Jesús ha venido, —no lo podemos olvidar—, a salvarnos del pecado, a limpiarnos, y una vez limpios de toda mancha elevarnos a las alturas de Dios, haciéndonos de verdad hijos suyos.
Ha venido, por tanto, a unirnos a Dios de un modo totalmente nuevo, a darnos una nueva relación con Dios que no anula nuestras notas particulares.
El Espíritu Santo, —enviado por el Padre y el Hijo—, viene a dar continuación a la misión de Cristo a lo largo de la historia, haciendo de la historia una auténtica Historia de Salvación, una historia de amor de Dios con su pueblo.
Pentecostés es la venida universal, —para todos—, del Espíritu Santo; se le recibe a través de los sacramentos con el compromiso de guardar los mandamientos con la ayuda divina que Él nos da para lograrlo.
De ahí que la venida del Espíritu Santo, —saber recibirle en nuestra vida—, no es algo accesorio, superfluo, algo de lo que podamos prescindir sin más.
Vivir en el Espíritu Santo supone tener en nosotros la vida de Dios, vivir en el amor que une al Padre y al Hijo en el seno de la Santísima Trinidad, supone que corra por nosotros la savia de la vid que da vida a los sarmientos. En definitiva es estar unidos a Dios: la unión con Dios en Cristo se produce gracias a la acción del Espíritu Santo que obra en nosotros, que actúa en nuestra vida, en todo lo que tenemos, en todo lo que hacemos, en todo lo que somos.
Hemos visto en la primera lectura de los Hechos de los Apóstoles lo que supuso aquel primer Pentecostés, aquella primera venida del Espíritu de Dios al mundo.
¡Qué cambio tan grande en aquellos discípulos asustados y llenos de miedo! De estar encerrados por miedo a los judíos pasan a profetizar y anunciar el Reino de Dios traído por Jesucristo; aquellos pescadores que no habían salido nunca de su tierra hablan en las lenguas de todos los territorios del Imperio Romano reunido en esos días en Jerusalén para la Pascua: el Espíritu Santo les llena de coraje y sabiduría y aquellos que huyeron de la Cruz se enfrentarán después a los más graves peligros hasta dar la vida por el nombre de Cristo.
Es del Espíritu Santo de quien surge la Iglesia misionera fundada por Cristo en la Roca de Pedro.

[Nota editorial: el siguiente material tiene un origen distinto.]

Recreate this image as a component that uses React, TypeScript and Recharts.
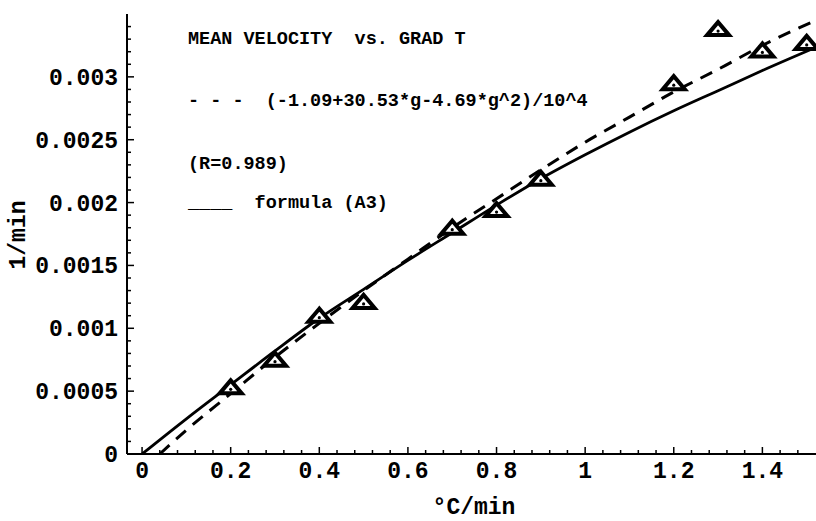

Es hoy el Espíritu Santo el que sigue impulsando a la Iglesia a anunciar el Evangelio con alegría apoyados en la Roca de Pedro presente hoy para nosotros en el Papa Francisco.
Hoy como ayer.
El Espíritu Santo nos reúne a todos en un solo cuerpo como explicaba San Pablo en la segunda lectura, porque Él es el que obra todo en todos. A cada uno según su vocación, según su ministerio, su servicio, sus talentos propios que está llamado a poner encima de la mesa para el bien común de la Iglesia que nosotros vivimos de un modo concreto en nuestra Parroquia.
En nuestra comunidad parroquial no hay que esperar que toda iniciativa surja del cura, él es simplemente un administrador, en una parroquia hay mucho espacio para las iniciativas apostólicas de cada cristiano, de cada cristiana, sea sacerdote, religioso o laico; de hecho crecerá más conforme cada uno según su estado y la llamada que Dios le hace se ponga al servicio de todos en sus ocupaciones ordinarias y al servicio de los demás según el tiempo que disponga para ello.
El Espíritu Santo sigue llamando, sigue enviando, sigue fortaleciendo, alegrando, sanando, hoy como ayer, como en ese primer Pentecostés siempre que encuentre quien le reciba y le secunde en su vida.
En definitiva, para vivir con esa fe de la que nos habla el Evangelio, esa fe ya no solo capaz de mover montañas, sino los corazones para poner nuestra esperanza en Dios por encima de cualquier otra cosa y para amar al prójimo como Jesús nos ama, —hasta el extremo—, necesitamos al Espíritu Santo.
Somos movidos por una fuerza sobrenatural que solo puede llegarnos si estamos muy unidos a Dios por el Espíritu Santo a través de los sacramentos. Si le dejamos realmente influir en nuestra vida: en nuestras palabras, pensamientos y acciones a través de una vida de entrega a los demás.
María es la llena de gracia, la llena de Espíritu Santo, a Ella nos encomendamos para que también nosotros seamos dóciles a sus sugerencias e invitaciones, y con la valentía de los primeros cristianos llevemos el Evangelio, la Buena Noticia de Jesucristo, allá donde nos encontremos: en la familia, en el trabajo, con los amigos, en las vacaciones, etc., etc.
Santa María, Virgen y Madre de la Asunción, ruega por nosotros.
Sagrado Corazón de Jesús, en Vos confío.